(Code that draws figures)
________________

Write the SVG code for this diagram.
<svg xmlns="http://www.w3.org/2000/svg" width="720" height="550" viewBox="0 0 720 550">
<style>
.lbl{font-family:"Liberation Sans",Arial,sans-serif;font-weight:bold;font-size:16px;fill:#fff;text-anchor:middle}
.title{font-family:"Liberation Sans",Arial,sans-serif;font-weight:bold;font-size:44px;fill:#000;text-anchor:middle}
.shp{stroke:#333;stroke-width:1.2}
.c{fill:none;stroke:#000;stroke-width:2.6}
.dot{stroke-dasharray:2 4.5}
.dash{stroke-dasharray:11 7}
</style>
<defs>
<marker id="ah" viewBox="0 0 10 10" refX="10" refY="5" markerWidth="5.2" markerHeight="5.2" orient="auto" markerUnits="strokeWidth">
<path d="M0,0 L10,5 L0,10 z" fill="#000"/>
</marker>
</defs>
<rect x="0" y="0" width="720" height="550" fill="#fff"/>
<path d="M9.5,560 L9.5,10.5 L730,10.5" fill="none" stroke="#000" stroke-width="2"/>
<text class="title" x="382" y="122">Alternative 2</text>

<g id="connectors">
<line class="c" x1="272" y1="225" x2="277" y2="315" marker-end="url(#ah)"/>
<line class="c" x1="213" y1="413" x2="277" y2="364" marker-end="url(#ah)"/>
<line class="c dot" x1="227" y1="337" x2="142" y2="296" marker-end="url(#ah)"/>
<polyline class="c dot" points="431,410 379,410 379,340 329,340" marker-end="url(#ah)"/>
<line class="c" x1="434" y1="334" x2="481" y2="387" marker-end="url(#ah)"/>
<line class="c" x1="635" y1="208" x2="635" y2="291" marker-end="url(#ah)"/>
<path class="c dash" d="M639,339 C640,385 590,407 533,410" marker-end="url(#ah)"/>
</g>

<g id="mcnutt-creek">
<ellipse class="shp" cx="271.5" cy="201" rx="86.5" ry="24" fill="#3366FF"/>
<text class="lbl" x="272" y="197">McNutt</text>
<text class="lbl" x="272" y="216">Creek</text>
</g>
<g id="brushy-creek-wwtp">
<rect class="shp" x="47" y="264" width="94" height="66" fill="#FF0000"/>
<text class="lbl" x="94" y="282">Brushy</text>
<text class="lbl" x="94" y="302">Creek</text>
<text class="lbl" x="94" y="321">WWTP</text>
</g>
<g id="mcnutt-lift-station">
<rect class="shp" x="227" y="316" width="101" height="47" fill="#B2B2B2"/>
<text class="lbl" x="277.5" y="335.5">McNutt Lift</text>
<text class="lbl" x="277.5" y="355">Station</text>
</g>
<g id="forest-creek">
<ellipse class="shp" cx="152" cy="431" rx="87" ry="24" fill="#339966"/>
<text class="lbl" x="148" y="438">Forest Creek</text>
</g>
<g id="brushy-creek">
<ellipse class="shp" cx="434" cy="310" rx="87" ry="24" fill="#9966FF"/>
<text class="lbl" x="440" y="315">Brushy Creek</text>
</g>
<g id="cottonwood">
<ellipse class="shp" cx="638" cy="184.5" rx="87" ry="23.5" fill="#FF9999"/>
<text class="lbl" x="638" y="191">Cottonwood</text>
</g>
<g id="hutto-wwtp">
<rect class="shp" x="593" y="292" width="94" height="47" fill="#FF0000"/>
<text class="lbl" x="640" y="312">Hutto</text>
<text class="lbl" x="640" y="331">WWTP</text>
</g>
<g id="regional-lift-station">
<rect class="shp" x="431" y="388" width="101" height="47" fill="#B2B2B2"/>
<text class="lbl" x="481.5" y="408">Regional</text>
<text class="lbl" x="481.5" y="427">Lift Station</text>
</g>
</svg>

________________

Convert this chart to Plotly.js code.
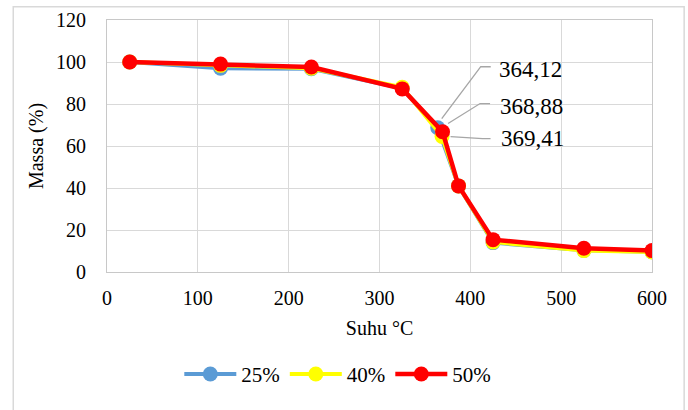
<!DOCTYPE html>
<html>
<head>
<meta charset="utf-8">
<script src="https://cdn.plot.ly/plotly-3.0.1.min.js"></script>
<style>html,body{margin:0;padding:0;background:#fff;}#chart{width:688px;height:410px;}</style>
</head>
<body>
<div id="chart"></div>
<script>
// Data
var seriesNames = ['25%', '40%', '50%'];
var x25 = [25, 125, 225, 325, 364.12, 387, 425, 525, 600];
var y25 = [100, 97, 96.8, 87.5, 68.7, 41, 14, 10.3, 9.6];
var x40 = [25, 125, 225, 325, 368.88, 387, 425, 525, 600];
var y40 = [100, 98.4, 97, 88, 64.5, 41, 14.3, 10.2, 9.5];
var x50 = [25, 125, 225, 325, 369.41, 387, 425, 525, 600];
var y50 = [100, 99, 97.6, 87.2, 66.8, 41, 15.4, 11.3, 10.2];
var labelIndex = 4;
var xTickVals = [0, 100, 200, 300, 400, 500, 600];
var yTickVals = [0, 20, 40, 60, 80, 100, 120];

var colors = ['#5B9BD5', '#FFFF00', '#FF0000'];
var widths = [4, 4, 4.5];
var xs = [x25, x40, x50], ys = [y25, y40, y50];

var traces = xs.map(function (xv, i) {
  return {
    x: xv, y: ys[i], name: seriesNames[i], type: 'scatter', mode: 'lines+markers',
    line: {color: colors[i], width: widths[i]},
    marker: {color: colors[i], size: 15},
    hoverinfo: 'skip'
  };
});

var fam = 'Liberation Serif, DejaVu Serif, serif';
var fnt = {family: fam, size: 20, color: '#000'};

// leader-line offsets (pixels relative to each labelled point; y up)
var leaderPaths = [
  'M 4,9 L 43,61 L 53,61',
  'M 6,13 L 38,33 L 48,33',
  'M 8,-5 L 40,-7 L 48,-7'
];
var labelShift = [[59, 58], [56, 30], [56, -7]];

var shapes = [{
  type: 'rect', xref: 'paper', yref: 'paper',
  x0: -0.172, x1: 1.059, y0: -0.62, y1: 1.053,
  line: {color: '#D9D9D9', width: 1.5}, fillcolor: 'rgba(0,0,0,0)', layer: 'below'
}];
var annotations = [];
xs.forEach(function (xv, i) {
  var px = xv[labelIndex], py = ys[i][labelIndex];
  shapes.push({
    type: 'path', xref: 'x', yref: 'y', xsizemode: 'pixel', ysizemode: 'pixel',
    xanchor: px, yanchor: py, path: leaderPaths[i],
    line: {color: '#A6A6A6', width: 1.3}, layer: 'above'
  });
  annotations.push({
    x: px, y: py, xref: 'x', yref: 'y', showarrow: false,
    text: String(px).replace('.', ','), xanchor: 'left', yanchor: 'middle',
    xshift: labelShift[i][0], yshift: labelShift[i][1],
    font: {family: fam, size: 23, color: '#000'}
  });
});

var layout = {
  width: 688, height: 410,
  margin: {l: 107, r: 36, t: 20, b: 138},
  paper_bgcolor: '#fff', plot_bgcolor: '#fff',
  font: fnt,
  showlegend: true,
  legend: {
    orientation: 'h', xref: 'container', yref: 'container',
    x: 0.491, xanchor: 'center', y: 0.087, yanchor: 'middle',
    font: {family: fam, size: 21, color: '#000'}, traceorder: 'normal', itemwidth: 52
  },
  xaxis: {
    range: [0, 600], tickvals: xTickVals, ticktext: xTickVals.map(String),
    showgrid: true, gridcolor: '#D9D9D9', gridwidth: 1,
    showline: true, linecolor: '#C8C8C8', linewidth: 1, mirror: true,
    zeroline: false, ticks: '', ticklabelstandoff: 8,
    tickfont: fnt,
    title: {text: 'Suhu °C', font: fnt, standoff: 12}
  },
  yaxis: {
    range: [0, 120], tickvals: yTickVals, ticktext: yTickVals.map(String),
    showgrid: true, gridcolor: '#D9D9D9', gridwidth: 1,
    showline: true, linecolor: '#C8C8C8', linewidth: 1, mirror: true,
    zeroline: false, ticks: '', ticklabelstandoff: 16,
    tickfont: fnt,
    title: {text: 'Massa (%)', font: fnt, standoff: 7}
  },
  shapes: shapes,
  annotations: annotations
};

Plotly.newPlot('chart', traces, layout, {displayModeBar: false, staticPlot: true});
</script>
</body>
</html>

________________

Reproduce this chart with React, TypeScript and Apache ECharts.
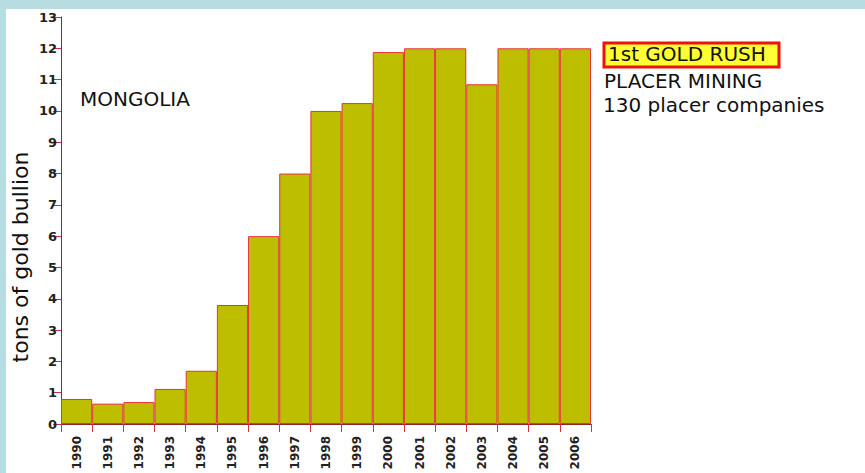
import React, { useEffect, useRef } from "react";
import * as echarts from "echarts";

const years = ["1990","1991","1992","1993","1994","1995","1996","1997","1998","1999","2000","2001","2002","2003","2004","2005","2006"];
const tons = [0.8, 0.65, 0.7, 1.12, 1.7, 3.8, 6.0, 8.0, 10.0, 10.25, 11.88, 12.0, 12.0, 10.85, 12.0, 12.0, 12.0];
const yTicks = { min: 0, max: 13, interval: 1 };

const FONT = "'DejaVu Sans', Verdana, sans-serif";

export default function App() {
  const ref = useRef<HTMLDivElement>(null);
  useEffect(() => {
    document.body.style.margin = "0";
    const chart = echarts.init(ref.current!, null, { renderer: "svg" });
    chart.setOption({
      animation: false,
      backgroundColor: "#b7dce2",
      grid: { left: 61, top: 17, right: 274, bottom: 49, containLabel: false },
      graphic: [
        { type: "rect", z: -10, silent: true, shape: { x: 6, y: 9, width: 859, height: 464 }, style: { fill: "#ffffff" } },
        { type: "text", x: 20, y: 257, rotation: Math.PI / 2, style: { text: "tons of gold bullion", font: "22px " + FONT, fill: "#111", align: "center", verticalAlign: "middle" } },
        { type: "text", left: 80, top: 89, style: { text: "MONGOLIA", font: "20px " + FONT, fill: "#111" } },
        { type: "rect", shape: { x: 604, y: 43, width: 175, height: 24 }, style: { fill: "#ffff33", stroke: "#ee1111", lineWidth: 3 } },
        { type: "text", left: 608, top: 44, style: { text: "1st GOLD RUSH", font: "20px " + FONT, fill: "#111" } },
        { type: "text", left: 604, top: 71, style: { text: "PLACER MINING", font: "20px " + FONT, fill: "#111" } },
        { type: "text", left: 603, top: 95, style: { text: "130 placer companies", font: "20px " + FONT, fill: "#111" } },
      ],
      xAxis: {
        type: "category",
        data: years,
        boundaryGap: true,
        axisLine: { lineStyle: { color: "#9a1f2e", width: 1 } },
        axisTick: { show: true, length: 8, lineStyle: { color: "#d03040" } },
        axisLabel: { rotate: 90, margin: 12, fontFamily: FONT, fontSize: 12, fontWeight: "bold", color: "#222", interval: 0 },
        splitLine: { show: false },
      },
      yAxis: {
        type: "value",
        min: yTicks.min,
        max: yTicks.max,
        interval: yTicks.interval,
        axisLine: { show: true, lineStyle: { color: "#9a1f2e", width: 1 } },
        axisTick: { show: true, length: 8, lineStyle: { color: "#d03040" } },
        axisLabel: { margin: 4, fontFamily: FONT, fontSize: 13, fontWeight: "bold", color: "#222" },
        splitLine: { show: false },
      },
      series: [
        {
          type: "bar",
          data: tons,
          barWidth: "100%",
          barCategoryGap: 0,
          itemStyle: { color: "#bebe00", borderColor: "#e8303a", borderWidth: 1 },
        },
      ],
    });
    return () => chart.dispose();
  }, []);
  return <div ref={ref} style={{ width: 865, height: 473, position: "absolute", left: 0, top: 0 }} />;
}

________________

REQUIREMENT ->
Scan the listing above. Collect all lines with the word "this".

THE REPLY ->
Write the SVG code for this diagram.
Convert this chart to Plotly.js code.
Reproduce this chart with React, TypeScript and Apache ECharts.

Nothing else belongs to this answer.